Nuove valutazioni del rabbino capo di Roma Riccardo Di Segni sulla sua mancata presenza alla preghiera per la pace convocata da papa Bergoglio assieme a Peres, Abu Mazen e al patriarca Bartolomeo. “L’invito a partecipare all’evento in Vaticano non mi è arrivato dalla Santa Sede, ma dall’ufficio del presidente israeliano Shimon Peres. Se fossi stato a Roma sarei stato presente, ma con semplice ruolo di testimone, perché molto perplesso sull’impostazione dell’evento. Quanto ai risultati sarà il tempo a dirci quali saranno”. Queste le dichiarazioni riportate oggi dal quotidiano Il Foglio e che arrivano a integrazione del pensiero già precedentemente espresso nel numero di giugno di Pagine Ebraiche.
Al giornale dell’ebraismo italiano, in una riflessione riportata dal Foglio stesso e da alcuni dei principali quotidiani nazionali (tra gli altri Corriere della Sera, Stampa, Sole 24 Ore), rav Di Segni aveva commentato con parole critiche l’iniziativa di Bergoglio, nata nel solco della sua recente missione in Medio Oriente.
“Trattandosi di un incontro religioso – aveva detto – sfugge il significato della presenza di una figura chiaramente laica come quella di Peres, che non mi sembra un assiduo frequentatore di luoghi di preghiera e che mi sorprenderebbe iniziasse a esserlo a casa del papa”. Ad essere sbagliata sarebbe quindi l’intera impostazione dell’iniziativa cui Di Segni diceva di guardare non soltanto “con perplessità” ma di trovare “anche pericolosa”.

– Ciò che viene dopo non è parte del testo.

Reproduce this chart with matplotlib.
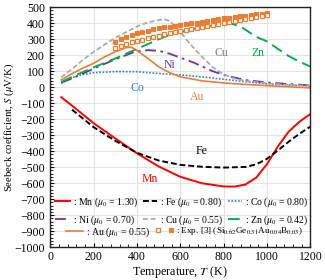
import matplotlib
matplotlib.use("Agg")
import matplotlib.pyplot as plt
from matplotlib.ticker import MultipleLocator
from matplotlib.legend_handler import HandlerTuple

plt.rcParams['font.family'] = ['Liberation Serif', 'DejaVu Serif']
plt.rcParams['mathtext.fontset'] = 'stix'

# ---------------- data ----------------
T_mn = [50, 100, 200, 300, 400, 500, 600, 700, 800, 850, 900, 950, 1000, 1050, 1100, 1150, 1200]
S_mn = [-62, -115, -225, -320, -413, -495, -560, -600, -620, -621, -608, -565, -480, -370, -277, -215, -167]

T_fe = [100, 200, 300, 400, 500, 600, 700, 800, 900, 950, 1000, 1050, 1100, 1150, 1200]
S_fe = [-140, -250, -335, -410, -458, -485, -497, -502, -498, -482, -447, -395, -340, -290, -246]

T_co = [50, 100, 150, 200, 300, 400, 500, 600, 700, 800, 900, 1000, 1100, 1200]
S_co = [25, 60, 80, 91, 98, 97, 86, 77, 65, 50, 35, 22, 14, 8]

T_ni = [50, 100, 200, 300, 390, 450, 500, 550, 600, 660, 750, 800, 900, 1000, 1100, 1200]
S_ni = [29, 55, 117, 175, 222, 232, 228, 210, 185, 155, 100, 77, 45, 30, 20, 12]

T_cu = [50, 100, 150, 200, 300, 400, 450, 500, 525, 550, 600, 650, 700, 750, 800, 850, 900, 1000, 1100, 1200]
S_cu = [62, 115, 170, 222, 310, 380, 405, 420, 425, 415, 345, 262, 190, 125, 80, 55, 40, 25, 15, 10]

T_zn = [50, 100, 200, 300, 400, 450, 500, 550, 600, 650, 700, 750, 800, 840, 880, 950, 1000, 1050, 1100, 1150, 1200]
S_zn = [33, 65, 125, 180, 240, 270, 300, 327, 345, 360, 375, 387, 396, 396, 378, 315, 287, 240, 195, 160, 129]

T_au = [50, 100, 150, 200, 250, 300, 350, 375, 400, 450, 500, 550, 600, 700, 800, 900, 1000, 1100, 1200]
S_au = [46, 85, 120, 150, 190, 222, 248, 250, 230, 180, 128, 92, 65, 40, 27, 18, 10, 3, -4]

T_exp = [300, 325, 350, 375, 400, 425, 450, 475, 500, 525, 550, 575, 600, 625, 650, 675, 700,
         725, 750, 775, 800, 825, 850, 875, 900, 925, 950, 975, 1000]
S_exp_fill = [285, 300, 315, 327, 338, 346, 354, 362, 369, 374, 378, 384, 389, 394, 399, 404, 408,
              414, 419, 425, 430, 434, 439, 443, 448, 452, 456, 460, 465]
S_exp_open = [245, 259, 272, 282, 290, 298, 306, 315, 322, 330, 337, 343, 350, 357, 363, 369, 375,
              382, 389, 395, 400, 407, 414, 421, 428, 434, 440, 445, 450]

legend_labels = [r": Mn ($\mu_0$ = 1.30)", r": Fe ($\mu_0$ = 0.80)", r": Co ($\mu_0$ = 0.80)",
                 r": Ni ($\mu_0$ = 0.70)", r": Cu ($\mu_0$ = 0.55)", r": Zn ($\mu_0$ = 0.42)",
                 r": Au ($\mu_0$ = 0.55)",
                 r": Exp. [3] (Si$_{0.62}$Ge$_{0.31}$Au$_{0.04}$B$_{0.03}$)"]

# ---------------- styling ----------------
c_mn, c_fe, c_co, c_ni = '#ff0000', '#000000', '#2f7fd8', '#7030a0'
c_cu, c_zn, c_au = '#a6a6a6', '#00b050', '#ed7d31'

fig = plt.figure(figsize=(3.25, 2.8), dpi=100)
ax = fig.add_axes([0.155, 0.117, 0.80, 0.857])

l_mn, = ax.plot(T_mn, S_mn, color=c_mn, lw=1.4, ls='-')
l_fe, = ax.plot(T_fe, S_fe, color=c_fe, lw=1.4, ls=(0, (3, 1.5)))
l_co, = ax.plot(T_co, S_co, color=c_co, lw=1.2, ls=(0, (1, 1)))
l_ni, = ax.plot(T_ni, S_ni, color=c_ni, lw=1.3, ls=(0, (6, 2.5, 1.5, 2.5)))
l_cu, = ax.plot(T_cu, S_cu, color=c_cu, lw=1.2, ls=(0, (3, 1.5)))
l_zn, = ax.plot(T_zn, S_zn, color=c_zn, lw=1.4, ls=(0, (6, 3)))
l_au, = ax.plot(T_au, S_au, color=c_au, lw=1.2, ls='-')
p_fill, = ax.plot(T_exp, S_exp_fill, ls='none', marker='s', ms=3.4, mfc=c_au, mec=c_au, mew=0.8)
p_open, = ax.plot(T_exp, S_exp_open, ls='none', marker='s', ms=3.4, mfc='white', mec=c_au, mew=0.9)

ax.set_xlim(0, 1200)
ax.set_ylim(-1000, 500)
ax.xaxis.set_major_locator(MultipleLocator(200))
ax.xaxis.set_minor_locator(MultipleLocator(40))
ax.yaxis.set_major_locator(MultipleLocator(100))
ax.yaxis.set_minor_locator(MultipleLocator(20))
ax.tick_params(which='both', direction='in', labelsize=8.5)
ax.tick_params(axis='y', pad=4)
ax.tick_params(axis='x', pad=3)
ax.tick_params(which='major', length=3)
ax.tick_params(which='minor', length=2)
ax.grid(True, which='major', color='#e3e3e3', lw=0.8)
ax.set_axisbelow(True)
for s in ax.spines.values():
    s.set_linewidth(1.0)
    s.set_color('#222222')

ax.set_xlabel(r"Temperature, $T$ (K)", fontsize=8.7, labelpad=0.5)
ax.set_ylabel(r"Seebeck coefficient, $S$ ($\mu$V/K)", fontsize=7.7)
ax.yaxis.set_label_coords(-0.133, 0.5)

# curve labels
lab_fs = 8.5
ax.text(400, -5, "Co", color=c_co, fontsize=lab_fs, ha='center', va='center')
ax.text(552, 139, "Ni", color=c_ni, fontsize=lab_fs, ha='center', va='center')
ax.text(790, 212, "Cu", color='#7f7f7f', fontsize=lab_fs, ha='center', va='center')
ax.text(960, 216, "Zn", color=c_zn, fontsize=lab_fs, ha='center', va='center')
ax.text(675, -62, "Au", color=c_au, fontsize=lab_fs, ha='center', va='center')
ax.text(700, -400, "Fe", color='black', fontsize=lab_fs, ha='center', va='center')
ax.text(460, -572, "Mn", color=c_mn, fontsize=lab_fs, ha='center', va='center')

# legend rows 1-2
h1 = [l_mn, l_ni, l_fe, l_cu, l_co, l_zn]
lb1 = [legend_labels[0], legend_labels[3], legend_labels[1], legend_labels[4], legend_labels[2], legend_labels[5]]
leg1 = ax.legend(h1, lb1, ncol=3, loc='upper left', bbox_to_anchor=(0.018, 0.215),
                 frameon=False, fontsize=7, handlelength=1.5, handletextpad=0.3,
                 columnspacing=0.45, labelspacing=0.4, borderpad=0, borderaxespad=0)
ax.add_artist(leg1)
# row 3: Au
leg2 = ax.legend([l_au], [legend_labels[6]], loc='upper left', bbox_to_anchor=(0.06, 0.092),
                 frameon=False, fontsize=7, handlelength=1.8, handletextpad=0.3,
                 borderpad=0, borderaxespad=0)
ax.add_artist(leg2)
# row 3: experiment
leg3 = ax.legend([(p_open, p_fill)], [legend_labels[7]], loc='upper left',
                 bbox_to_anchor=(0.405, 0.092), frameon=False, fontsize=6.6,
                 handlelength=1.9, handletextpad=0.3, borderpad=0, borderaxespad=0,
                 handler_map={tuple: HandlerTuple(ndivide=None, pad=0.9)})

fig.savefig("out.png", dpi=100)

Una riflessione, quella del rav, inserita in un più ampio contesto di voci rabbiniche chiamate a valutare, nelle ore immediatamente successive al viaggio del papa, il significato e le simbologie dei momenti appena trascorsi. “Un viaggio che lascia il segno”, il titolo dell’approfondimento in cui ad intervenire, oltre al rav Di Segni, sono anche – in molte sfumature diverse – il presidente dell’Assemblea Rabbinica Italiana Giuseppe Momigliano e il rabbino capo di Firenze Joseph Levi.